A falta de partido, ideología o experiencia de gobierno, Fujimori asumió el programa de la derecha: privatización, reducción del Estado y mano dura. Para la gestión política, encargó la jefatura de Inteligencia a un abogado de narcotraficantes: Vladimiro Montesinos.
Y al principio, funcionó.
En el primer año, se estabilizó la economía. La inflación se contuvo. Los acusados de terrorismo fueron procesados por jueces militares sin rostro, que no tenían miedo -más bien muchas ganas- de emitir condenas, justas o no. Con esas medidas, el nuevo presidente se volvió inmensamente popular. En abril de 1992, disolvió el poder legislativo y el judicial con un apoyo bastante sólido de la población. Casi como premio, cinco meses después, la policía capturó al líder terrorista Abimael Guzmán. Y su organización, Sendero Luminoso, se desmoronó.
En alas de ese éxito fulgurante, Fujimori inventó la dictadura del siglo XXI. Se acabaron los cuartelazos y gobiernos militares. La nueva fórmula era civil y electoral: reformar la Constitución para aprobar la reelección, controlar las decisiones judiciales y manejar los medios de comunicación. Hoy en día, gobernantes tan diversos como Bukele, Maduro o Putin emplean estrategias similares.
En diez años, sin embargo, el régimen de Fujimori ya se caía de podrido: la economía entró en recesión. La segunda reelección requirió un fraude evidente. Estados Unidos descubrió que el asesor Montesinos vendía armas a la guerrilla colombiana. Y se filtró a la prensa un vídeo en el que Montesinos sobornaba con quince mil dólares a un congresista opositor.
Fujimori comprendió que no podría resistir. Anunció un viaje de Estado a Japón. Y desde ahí, mandó su renuncia a la presidencia. Por fax.
Podría haber acabado así la aventura política más delirante de nuestra historia republicana: de ingeniero anónimo a presidente, de ahí a ídolo de masas, después a dictador y finalmente a prófugo. Una historia que en una novela sería inverosímil, pero que fue real y determinó el destino de un país.
Sin embargo, Fujimori quería más. Quizá sobreestimaba su popularidad. Quizá necesitaba dinero. En todo caso, midió mal los riesgos. En 2005, viajó a Chile para influir desde ahí en una nueva campaña electoral peruana. En ese país, fue arrestado y extraditado para ser juzgado por corrupción y crímenes de lesa humanidad.
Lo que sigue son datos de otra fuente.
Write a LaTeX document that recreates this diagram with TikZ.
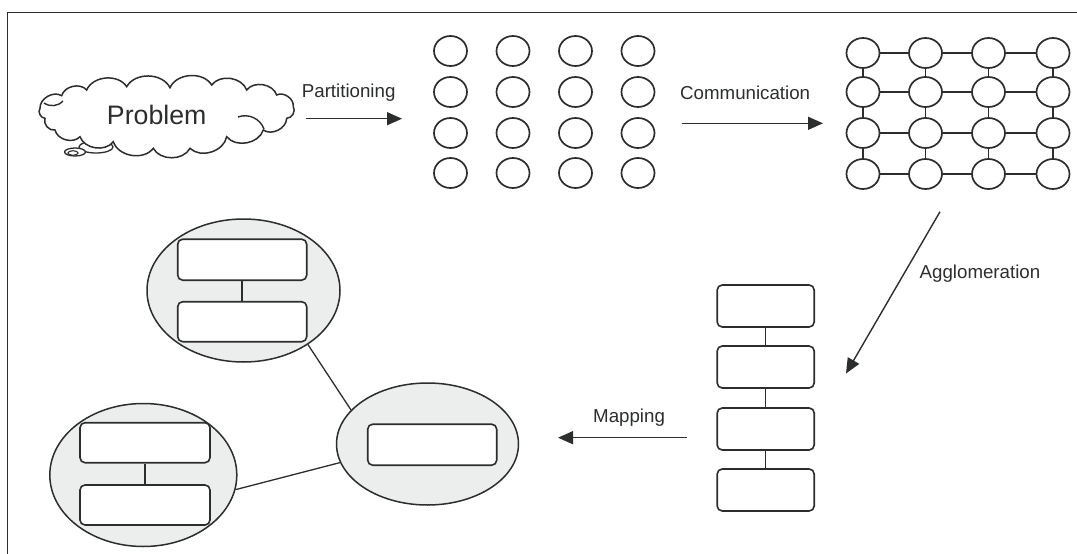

Su condena a 25 años de prisión fue el emblema de una sociedad que creía en los derechos humanos, la memoria histórica y la separación de poderes. El Perú aspiraba a construir una democracia seria, con instituciones en vez de caudillos, y enviaba a Fujimori al basurero de la historia.
Y sin embargo, ese país no duraría mucho más que el del propio Fujimori. En la última década, conforme el Perú fue cayendo en un abismo de inseguridad criminal, ausencia de servicios públicos y corrupción, el antes acabado ex presidente recuperó su aura. Comenzó a entrar y salir de la cárcel, empujado por la presión política. El debate sobre él ha ocupado muchos miles de páginas más que la discusión para reducir la anemia -que afecta ya casi a la mitad de los niños- o el dengue.
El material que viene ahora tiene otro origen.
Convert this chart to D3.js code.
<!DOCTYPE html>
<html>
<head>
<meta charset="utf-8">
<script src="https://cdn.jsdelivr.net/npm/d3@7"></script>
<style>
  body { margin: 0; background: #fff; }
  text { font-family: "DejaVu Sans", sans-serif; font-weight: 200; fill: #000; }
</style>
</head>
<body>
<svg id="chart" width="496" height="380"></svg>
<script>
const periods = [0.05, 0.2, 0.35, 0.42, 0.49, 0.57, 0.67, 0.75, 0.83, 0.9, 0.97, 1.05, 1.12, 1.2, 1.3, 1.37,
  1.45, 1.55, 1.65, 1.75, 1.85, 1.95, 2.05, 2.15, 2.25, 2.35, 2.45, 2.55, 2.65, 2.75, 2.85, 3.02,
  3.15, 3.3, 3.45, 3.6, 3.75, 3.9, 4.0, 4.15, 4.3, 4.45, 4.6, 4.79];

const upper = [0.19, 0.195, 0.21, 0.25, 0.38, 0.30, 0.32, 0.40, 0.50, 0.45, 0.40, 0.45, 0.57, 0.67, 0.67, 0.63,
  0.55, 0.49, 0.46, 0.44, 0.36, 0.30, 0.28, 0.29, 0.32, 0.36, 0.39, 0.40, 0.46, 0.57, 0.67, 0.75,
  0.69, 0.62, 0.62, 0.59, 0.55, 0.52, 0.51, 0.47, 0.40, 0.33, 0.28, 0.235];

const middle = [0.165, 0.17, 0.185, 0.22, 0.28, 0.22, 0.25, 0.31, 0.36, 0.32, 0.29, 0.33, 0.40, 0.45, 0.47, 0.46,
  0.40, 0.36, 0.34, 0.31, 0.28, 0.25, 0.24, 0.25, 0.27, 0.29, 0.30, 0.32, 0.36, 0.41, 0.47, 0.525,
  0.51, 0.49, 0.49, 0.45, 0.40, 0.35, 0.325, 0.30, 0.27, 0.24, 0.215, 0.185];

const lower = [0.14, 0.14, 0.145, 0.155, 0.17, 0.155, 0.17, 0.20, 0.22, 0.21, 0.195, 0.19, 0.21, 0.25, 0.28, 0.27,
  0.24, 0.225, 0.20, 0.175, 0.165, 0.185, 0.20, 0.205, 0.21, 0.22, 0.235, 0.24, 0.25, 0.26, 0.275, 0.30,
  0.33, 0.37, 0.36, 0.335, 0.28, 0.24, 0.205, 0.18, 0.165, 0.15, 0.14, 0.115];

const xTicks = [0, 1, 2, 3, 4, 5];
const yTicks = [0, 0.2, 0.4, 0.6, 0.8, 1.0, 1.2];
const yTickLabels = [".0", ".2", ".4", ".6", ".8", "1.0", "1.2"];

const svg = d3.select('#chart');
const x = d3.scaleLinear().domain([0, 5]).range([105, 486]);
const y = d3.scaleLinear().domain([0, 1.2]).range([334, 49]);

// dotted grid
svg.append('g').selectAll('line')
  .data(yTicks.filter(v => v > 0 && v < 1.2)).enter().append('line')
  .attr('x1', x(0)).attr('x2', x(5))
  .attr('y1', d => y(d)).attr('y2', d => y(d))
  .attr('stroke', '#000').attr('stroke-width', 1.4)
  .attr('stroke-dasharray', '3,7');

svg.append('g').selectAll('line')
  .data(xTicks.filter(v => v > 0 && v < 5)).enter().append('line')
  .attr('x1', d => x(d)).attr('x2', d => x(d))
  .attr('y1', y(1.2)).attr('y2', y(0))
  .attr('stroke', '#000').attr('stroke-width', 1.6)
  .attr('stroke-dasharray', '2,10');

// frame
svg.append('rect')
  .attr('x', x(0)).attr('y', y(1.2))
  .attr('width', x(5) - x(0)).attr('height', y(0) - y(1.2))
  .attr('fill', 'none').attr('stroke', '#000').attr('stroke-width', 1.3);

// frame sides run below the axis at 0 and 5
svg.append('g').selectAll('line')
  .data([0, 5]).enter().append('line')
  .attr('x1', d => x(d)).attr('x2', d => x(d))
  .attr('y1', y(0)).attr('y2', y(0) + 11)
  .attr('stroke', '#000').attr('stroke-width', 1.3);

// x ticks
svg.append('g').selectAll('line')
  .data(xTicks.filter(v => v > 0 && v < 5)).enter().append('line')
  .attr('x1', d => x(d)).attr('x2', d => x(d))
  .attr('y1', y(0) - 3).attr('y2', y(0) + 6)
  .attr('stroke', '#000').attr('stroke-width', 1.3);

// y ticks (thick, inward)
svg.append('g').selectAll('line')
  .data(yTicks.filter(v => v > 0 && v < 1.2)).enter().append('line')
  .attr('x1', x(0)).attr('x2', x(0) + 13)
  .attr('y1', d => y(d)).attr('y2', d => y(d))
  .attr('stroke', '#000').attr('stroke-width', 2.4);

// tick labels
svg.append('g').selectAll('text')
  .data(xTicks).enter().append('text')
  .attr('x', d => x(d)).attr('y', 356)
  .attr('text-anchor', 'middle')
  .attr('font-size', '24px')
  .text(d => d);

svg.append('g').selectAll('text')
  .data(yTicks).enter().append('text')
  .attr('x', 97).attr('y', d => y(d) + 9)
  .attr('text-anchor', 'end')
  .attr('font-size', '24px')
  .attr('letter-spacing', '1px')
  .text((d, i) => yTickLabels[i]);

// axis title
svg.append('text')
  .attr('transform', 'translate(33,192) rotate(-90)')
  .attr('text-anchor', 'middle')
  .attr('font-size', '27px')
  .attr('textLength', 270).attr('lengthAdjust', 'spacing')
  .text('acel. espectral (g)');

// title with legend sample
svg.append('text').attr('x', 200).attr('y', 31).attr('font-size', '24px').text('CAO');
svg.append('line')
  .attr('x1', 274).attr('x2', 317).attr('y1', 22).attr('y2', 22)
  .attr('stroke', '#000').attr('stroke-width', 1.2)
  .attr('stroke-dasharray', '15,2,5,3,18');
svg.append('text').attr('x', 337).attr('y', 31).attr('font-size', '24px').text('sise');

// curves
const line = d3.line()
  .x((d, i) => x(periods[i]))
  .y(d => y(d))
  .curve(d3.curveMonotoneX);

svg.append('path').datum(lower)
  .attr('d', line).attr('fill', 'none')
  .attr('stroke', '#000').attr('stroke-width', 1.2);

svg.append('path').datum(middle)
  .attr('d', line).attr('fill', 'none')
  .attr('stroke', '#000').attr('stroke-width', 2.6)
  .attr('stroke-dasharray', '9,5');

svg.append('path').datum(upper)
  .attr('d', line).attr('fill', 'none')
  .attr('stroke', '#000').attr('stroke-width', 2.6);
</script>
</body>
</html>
Sus defensores sostienen que todos los presidentes han sido procesados por corrupción, pero Fujimori al menos resolvió problemas reales. En cambio, después de veinte años de perfecta democracia, cuando llegó una pandemia, no había hospitales. No había ni siquiera oxígeno. “El Perú no es Suecia”, me dijo uno, “no seamos ilusos. Sólo alguien como Fujimori -y con sus métodos- puede salvar al país del chavismo o el desastre”.
Es un argumento triste, basado en la resignación. Pero se extiende a la par que el desencanto.
Hace dos meses, en su último acto político, un Fujimori moribundo, postrado en una silla de ruedas con una máquina de oxígeno, aceptó ser candidato a presidente en las elecciones de 2026.
Es el mejor retrato del fracaso de una democracia.